TASK INSTRUCTIONS:
List each line in which the string "with" appears.

++++ DATA SECTION ++++

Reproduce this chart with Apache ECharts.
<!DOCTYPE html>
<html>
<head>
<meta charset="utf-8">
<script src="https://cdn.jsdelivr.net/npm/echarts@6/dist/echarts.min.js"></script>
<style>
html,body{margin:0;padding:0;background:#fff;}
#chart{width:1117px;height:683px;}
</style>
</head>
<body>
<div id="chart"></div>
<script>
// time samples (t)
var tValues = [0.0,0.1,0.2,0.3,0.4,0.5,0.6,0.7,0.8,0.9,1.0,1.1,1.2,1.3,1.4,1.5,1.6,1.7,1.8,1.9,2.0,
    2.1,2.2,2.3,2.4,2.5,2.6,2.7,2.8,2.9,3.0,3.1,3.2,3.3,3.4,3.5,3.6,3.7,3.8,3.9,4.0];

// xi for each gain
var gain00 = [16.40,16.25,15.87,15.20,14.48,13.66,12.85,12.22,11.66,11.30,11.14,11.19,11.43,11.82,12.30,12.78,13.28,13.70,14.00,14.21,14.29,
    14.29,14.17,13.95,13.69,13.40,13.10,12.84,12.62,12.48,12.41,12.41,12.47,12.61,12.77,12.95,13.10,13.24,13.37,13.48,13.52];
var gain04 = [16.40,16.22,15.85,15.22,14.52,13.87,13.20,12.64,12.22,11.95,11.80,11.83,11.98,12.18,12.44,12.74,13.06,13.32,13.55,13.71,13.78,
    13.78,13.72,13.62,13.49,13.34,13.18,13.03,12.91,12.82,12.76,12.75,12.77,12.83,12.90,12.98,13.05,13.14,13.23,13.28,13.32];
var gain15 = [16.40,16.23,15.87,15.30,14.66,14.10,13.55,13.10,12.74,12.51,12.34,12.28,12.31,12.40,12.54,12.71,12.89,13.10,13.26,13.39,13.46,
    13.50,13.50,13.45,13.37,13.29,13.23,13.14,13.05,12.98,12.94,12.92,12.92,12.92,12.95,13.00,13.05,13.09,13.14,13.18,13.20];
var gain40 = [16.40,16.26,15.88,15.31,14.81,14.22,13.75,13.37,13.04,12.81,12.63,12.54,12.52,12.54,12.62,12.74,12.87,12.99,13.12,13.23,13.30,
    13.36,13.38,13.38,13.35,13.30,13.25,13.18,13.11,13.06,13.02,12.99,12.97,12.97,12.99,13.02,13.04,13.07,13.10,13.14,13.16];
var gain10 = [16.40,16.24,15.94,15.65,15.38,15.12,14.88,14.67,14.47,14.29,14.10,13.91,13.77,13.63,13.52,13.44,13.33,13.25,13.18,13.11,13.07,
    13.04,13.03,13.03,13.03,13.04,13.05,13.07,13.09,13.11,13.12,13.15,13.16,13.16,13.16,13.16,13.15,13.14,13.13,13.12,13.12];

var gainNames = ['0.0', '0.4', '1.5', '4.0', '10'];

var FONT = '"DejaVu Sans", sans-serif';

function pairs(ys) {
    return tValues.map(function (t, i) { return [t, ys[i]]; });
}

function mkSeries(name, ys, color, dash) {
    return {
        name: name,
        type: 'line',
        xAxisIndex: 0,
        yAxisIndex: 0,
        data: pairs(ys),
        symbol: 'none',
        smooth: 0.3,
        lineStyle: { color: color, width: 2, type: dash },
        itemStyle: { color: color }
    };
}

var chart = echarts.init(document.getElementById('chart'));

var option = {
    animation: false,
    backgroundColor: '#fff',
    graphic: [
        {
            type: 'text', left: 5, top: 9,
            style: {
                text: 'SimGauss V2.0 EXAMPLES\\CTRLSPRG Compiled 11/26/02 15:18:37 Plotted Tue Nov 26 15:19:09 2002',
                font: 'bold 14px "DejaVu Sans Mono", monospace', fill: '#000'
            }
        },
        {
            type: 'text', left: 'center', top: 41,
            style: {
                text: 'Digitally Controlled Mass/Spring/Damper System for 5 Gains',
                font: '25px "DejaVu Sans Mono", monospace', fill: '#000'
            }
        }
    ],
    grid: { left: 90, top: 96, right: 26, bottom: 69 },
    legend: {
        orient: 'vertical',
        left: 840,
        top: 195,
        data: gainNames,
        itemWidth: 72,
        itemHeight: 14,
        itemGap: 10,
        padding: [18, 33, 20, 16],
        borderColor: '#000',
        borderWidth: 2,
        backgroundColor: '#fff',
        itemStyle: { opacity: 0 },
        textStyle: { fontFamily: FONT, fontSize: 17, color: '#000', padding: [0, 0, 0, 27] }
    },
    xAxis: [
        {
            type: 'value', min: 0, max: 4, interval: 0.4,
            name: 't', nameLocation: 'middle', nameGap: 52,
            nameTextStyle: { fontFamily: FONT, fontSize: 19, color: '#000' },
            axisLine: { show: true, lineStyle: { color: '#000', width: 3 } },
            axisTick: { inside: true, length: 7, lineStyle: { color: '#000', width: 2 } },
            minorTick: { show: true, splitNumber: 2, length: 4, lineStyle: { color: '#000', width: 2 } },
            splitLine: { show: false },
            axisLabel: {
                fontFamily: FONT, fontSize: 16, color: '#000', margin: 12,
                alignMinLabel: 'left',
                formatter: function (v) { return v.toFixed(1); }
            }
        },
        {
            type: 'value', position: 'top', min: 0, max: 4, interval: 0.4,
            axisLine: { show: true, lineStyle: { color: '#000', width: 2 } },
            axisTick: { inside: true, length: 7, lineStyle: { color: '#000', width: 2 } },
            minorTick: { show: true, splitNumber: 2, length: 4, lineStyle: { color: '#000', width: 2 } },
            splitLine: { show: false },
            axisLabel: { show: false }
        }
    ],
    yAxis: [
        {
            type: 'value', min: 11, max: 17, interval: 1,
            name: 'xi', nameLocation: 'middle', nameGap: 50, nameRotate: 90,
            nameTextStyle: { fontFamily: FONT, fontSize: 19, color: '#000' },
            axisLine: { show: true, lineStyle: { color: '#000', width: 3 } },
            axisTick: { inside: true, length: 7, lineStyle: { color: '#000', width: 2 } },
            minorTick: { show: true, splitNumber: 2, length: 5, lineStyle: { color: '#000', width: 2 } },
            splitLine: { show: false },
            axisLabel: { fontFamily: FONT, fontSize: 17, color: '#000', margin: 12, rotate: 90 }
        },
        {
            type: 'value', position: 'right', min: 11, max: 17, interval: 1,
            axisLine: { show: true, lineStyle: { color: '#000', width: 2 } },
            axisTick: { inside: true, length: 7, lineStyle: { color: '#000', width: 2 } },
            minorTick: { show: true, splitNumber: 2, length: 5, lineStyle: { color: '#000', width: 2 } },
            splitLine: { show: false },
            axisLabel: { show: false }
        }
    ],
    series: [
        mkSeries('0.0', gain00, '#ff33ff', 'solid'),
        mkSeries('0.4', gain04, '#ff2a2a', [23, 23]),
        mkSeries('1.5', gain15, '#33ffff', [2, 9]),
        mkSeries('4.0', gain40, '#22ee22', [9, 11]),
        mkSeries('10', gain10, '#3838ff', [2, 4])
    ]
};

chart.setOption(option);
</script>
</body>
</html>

++++
++++ DATA SECTION ++++

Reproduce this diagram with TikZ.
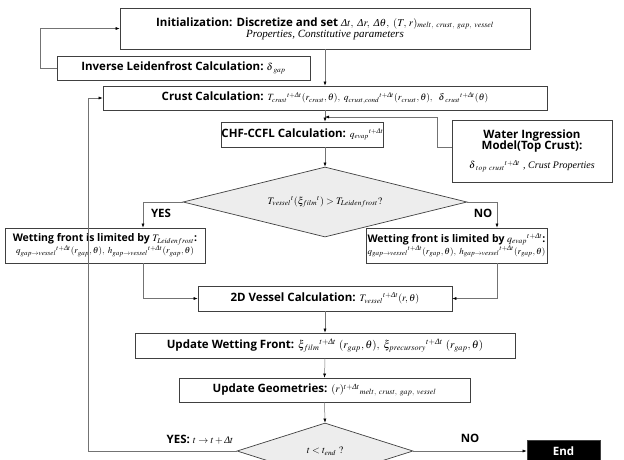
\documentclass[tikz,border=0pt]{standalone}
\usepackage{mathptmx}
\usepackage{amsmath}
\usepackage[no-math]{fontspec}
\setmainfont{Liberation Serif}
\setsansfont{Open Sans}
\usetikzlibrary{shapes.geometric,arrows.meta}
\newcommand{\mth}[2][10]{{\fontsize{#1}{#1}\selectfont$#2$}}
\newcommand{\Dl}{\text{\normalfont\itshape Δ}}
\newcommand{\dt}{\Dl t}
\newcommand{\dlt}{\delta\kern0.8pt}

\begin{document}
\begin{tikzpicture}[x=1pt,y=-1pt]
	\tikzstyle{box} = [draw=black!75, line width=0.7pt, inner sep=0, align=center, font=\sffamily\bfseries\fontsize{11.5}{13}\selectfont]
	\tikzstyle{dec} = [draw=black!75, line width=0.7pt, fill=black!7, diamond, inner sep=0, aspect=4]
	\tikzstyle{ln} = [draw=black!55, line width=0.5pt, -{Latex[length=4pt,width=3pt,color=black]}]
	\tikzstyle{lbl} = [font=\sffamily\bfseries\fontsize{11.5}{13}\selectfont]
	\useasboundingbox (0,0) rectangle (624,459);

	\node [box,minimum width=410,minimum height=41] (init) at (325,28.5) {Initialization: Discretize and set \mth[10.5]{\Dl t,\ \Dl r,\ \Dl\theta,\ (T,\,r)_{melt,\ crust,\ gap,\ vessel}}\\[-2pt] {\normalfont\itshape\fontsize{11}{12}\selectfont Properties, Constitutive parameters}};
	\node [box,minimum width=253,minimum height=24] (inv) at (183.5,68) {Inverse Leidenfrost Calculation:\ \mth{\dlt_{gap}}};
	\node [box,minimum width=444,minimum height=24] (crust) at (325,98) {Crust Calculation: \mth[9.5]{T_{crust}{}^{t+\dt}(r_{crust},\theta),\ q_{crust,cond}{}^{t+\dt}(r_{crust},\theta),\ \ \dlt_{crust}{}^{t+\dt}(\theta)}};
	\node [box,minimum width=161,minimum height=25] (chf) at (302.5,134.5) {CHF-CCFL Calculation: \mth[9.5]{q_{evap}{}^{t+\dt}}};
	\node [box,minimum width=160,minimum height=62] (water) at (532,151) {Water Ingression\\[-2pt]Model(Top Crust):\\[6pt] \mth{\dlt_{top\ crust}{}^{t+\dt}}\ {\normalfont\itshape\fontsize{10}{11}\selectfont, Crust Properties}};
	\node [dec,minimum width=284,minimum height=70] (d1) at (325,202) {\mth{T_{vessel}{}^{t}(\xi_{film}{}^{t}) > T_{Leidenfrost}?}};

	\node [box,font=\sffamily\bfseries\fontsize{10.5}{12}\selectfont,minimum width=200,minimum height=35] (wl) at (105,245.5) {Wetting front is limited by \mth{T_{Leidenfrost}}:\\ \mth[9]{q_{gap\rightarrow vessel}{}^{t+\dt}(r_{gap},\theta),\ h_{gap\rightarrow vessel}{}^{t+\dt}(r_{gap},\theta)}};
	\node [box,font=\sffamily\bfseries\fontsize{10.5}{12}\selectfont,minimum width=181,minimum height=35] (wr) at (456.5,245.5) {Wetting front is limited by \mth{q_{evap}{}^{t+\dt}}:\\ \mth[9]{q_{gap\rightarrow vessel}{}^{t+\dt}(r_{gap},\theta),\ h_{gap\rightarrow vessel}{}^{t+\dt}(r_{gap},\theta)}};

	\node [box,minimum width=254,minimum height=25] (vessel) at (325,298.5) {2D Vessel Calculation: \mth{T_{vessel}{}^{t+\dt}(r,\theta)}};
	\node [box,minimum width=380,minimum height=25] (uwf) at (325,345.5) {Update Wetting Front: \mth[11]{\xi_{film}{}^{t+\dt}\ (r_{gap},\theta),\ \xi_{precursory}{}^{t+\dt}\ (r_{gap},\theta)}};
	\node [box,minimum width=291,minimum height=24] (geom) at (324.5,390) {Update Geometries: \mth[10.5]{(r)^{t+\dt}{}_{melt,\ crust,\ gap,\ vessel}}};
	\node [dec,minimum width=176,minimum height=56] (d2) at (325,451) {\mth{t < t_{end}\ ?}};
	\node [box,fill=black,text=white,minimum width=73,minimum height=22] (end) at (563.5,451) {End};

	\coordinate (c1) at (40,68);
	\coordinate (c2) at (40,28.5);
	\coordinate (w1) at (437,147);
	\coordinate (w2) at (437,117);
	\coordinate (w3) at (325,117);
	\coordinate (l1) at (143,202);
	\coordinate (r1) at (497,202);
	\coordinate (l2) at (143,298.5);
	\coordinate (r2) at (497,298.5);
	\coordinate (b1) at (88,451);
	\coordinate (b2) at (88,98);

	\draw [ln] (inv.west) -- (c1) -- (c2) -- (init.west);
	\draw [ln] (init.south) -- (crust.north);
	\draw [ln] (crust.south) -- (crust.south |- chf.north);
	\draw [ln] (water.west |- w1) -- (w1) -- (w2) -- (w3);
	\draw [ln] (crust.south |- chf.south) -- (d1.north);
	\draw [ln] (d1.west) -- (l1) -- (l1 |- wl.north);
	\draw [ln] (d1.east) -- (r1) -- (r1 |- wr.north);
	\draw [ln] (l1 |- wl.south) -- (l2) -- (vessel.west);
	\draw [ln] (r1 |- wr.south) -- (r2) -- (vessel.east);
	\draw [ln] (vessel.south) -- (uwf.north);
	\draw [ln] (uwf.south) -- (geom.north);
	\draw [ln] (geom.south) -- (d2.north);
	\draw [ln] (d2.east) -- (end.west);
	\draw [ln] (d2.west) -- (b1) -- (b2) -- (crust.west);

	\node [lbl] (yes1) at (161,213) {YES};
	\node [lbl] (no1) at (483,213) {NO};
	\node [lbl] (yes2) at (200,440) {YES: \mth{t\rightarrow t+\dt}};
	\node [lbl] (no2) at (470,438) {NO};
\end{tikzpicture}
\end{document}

++++
++++ DATA SECTION ++++

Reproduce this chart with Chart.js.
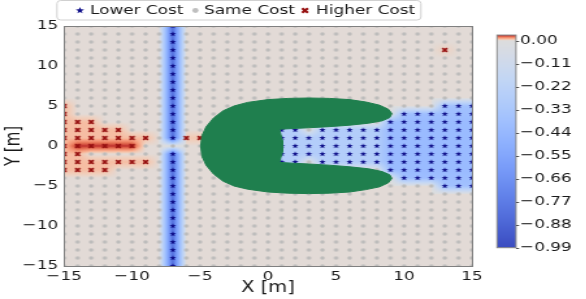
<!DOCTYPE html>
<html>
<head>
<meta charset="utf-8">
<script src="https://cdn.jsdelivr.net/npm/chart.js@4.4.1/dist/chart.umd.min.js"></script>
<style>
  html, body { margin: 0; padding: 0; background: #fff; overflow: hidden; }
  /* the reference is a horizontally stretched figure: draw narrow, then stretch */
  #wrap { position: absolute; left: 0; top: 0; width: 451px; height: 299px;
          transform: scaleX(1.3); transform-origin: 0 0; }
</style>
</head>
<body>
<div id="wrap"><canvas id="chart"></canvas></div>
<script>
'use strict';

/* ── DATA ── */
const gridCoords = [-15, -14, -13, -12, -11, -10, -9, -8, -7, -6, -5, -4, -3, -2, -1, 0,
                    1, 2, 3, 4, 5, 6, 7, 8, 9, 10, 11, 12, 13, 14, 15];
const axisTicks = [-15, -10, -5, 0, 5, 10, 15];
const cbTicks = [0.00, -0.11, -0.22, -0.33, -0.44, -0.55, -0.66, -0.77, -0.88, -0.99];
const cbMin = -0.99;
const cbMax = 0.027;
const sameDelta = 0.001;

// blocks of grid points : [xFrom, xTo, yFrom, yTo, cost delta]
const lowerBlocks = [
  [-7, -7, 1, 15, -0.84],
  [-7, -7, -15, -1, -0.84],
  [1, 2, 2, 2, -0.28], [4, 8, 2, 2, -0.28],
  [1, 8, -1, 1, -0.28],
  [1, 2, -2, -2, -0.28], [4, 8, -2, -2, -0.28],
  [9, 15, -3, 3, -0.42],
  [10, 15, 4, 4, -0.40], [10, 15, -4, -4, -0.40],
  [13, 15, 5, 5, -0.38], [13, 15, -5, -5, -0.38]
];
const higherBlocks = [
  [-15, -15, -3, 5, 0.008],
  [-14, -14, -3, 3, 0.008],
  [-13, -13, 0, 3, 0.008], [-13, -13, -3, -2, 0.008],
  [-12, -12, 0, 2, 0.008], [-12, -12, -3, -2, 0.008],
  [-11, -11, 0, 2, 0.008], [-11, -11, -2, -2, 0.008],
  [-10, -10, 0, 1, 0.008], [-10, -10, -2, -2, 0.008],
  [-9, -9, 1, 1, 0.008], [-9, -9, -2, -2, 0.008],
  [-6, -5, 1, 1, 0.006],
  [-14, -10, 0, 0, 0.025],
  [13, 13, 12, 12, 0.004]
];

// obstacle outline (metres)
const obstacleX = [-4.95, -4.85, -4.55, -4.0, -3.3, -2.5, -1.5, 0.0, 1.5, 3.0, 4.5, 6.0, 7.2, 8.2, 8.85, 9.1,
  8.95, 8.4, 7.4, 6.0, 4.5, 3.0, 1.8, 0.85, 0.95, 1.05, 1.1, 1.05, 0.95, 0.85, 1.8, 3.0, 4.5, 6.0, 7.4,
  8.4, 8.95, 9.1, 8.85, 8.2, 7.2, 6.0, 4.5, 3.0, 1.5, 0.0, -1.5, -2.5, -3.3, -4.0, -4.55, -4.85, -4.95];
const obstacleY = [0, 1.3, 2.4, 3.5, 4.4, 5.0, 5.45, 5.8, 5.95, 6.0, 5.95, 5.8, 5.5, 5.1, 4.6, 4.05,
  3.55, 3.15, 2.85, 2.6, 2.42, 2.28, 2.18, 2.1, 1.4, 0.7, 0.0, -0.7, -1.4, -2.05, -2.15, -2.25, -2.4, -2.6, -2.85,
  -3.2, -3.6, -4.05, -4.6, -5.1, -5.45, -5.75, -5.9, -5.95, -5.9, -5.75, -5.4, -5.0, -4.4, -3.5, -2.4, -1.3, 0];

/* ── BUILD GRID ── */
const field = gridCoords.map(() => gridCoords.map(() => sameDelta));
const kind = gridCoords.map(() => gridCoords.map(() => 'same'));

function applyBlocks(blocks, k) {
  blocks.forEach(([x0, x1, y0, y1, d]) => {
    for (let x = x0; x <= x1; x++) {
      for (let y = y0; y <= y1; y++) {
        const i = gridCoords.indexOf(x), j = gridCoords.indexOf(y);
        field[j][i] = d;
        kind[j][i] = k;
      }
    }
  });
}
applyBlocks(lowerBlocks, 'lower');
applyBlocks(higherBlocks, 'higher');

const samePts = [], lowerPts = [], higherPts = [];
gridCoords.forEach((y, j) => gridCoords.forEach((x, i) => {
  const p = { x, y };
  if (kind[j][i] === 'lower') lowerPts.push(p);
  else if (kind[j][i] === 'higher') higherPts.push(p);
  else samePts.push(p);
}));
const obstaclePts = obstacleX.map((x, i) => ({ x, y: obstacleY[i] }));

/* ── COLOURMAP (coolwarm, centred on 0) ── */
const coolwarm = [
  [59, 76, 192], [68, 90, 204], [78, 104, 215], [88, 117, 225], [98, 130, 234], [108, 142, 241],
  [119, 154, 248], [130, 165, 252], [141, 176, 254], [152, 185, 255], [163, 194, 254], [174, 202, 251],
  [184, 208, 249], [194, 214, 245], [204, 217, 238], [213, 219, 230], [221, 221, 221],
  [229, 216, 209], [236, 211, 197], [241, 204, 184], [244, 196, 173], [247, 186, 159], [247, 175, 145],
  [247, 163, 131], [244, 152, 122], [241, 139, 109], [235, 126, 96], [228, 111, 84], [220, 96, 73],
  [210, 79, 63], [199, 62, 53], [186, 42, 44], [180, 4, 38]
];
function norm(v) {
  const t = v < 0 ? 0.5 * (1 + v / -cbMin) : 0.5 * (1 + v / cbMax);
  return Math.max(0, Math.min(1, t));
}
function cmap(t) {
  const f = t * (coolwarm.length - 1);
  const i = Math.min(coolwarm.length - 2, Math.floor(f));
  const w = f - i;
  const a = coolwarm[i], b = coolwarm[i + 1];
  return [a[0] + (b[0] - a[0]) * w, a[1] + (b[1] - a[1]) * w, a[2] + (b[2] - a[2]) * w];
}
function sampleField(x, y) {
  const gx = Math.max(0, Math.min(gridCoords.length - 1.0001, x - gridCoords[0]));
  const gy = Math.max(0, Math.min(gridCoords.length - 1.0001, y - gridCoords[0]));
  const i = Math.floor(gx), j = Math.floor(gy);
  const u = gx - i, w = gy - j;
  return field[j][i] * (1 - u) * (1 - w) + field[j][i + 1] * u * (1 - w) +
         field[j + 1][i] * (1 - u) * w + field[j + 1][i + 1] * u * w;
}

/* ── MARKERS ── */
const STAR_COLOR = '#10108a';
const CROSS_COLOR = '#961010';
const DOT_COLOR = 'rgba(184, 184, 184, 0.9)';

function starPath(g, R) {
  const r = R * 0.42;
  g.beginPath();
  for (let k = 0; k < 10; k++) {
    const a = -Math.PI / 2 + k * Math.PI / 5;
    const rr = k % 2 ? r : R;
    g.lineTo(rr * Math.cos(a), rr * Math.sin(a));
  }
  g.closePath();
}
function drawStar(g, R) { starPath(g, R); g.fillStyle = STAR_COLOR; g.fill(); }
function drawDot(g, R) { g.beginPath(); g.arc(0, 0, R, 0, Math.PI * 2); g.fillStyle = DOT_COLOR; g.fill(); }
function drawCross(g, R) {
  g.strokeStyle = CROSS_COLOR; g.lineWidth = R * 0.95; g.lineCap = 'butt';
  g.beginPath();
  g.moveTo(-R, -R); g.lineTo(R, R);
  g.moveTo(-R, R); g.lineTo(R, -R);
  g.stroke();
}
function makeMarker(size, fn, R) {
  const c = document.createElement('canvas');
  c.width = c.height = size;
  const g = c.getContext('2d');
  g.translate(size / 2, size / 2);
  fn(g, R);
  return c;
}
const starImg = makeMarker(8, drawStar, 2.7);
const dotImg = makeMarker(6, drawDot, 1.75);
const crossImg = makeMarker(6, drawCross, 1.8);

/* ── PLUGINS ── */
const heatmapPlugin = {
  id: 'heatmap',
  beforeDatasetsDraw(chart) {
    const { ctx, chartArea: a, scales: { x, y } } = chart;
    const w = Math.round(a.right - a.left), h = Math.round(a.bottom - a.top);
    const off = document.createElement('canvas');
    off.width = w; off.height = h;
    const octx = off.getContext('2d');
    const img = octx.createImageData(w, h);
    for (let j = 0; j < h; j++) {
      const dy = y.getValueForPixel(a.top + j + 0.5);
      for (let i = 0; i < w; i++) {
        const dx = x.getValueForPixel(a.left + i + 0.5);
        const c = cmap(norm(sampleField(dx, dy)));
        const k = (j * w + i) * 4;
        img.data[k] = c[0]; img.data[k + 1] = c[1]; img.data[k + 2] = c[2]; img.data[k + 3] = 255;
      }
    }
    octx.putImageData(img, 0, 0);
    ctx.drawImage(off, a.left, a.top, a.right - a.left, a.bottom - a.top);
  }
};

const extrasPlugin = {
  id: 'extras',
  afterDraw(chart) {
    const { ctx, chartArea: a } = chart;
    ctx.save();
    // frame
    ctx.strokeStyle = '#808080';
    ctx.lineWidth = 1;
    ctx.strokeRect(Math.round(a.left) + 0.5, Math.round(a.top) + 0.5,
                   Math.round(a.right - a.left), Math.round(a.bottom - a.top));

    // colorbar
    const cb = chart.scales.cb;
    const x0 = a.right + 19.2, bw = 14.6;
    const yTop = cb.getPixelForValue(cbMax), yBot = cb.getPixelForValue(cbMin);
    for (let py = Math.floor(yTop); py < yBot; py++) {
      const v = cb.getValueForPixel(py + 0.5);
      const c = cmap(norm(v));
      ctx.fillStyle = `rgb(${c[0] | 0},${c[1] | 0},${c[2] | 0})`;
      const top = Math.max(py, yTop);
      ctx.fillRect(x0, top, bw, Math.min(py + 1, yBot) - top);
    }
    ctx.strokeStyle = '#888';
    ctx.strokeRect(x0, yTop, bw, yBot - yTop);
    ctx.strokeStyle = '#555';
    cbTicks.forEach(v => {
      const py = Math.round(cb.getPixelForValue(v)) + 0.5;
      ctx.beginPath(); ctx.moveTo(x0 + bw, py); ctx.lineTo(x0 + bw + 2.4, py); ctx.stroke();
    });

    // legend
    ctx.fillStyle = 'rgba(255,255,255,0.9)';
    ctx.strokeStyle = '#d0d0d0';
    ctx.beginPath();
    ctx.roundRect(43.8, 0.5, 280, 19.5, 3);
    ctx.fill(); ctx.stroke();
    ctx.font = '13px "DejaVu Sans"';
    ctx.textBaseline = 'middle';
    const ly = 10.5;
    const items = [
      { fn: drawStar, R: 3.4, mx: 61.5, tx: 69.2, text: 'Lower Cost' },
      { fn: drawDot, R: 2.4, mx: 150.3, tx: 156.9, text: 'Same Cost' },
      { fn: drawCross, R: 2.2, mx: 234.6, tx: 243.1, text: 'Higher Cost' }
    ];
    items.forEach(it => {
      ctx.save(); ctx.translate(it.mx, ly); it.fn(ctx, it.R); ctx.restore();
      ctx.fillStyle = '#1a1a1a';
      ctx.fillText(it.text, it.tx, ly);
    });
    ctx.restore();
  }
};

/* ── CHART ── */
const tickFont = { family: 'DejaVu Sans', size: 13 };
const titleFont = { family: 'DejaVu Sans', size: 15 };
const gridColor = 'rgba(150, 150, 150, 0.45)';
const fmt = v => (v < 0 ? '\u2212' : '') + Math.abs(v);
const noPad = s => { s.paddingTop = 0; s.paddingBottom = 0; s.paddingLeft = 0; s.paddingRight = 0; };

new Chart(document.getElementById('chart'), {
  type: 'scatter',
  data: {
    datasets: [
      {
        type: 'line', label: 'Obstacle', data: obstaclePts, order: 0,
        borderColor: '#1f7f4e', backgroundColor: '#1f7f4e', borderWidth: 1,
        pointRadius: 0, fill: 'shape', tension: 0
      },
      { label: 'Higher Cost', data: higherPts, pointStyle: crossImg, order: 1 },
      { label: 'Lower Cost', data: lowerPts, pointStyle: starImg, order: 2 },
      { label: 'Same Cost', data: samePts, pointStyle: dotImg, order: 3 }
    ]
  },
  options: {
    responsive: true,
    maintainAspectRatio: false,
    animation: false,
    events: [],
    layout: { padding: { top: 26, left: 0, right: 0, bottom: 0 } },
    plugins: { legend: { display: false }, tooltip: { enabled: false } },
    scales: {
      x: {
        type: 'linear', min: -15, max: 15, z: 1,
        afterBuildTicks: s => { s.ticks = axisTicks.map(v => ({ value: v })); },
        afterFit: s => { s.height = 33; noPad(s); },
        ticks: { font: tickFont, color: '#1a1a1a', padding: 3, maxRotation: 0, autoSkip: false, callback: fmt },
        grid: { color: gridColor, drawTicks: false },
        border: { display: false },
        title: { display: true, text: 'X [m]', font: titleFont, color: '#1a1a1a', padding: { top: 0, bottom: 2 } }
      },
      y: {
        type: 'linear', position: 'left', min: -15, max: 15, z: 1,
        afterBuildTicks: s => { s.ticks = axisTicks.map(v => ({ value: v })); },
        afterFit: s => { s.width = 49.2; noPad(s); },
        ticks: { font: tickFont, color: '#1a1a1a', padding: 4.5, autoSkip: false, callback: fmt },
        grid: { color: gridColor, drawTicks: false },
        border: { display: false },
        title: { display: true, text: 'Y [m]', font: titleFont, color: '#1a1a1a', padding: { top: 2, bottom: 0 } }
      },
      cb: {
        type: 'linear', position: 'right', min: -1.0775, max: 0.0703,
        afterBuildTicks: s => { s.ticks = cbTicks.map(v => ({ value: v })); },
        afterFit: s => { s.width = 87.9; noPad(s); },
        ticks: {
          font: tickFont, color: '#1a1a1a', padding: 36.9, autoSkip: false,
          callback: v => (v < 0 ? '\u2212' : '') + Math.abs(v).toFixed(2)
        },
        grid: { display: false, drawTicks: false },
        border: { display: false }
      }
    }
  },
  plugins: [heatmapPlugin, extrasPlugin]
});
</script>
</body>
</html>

++++

WRITTEN ANSWER:
Reproduce this chart with Apache ECharts.
Reproduce this diagram with TikZ.
Reproduce this chart with Chart.js.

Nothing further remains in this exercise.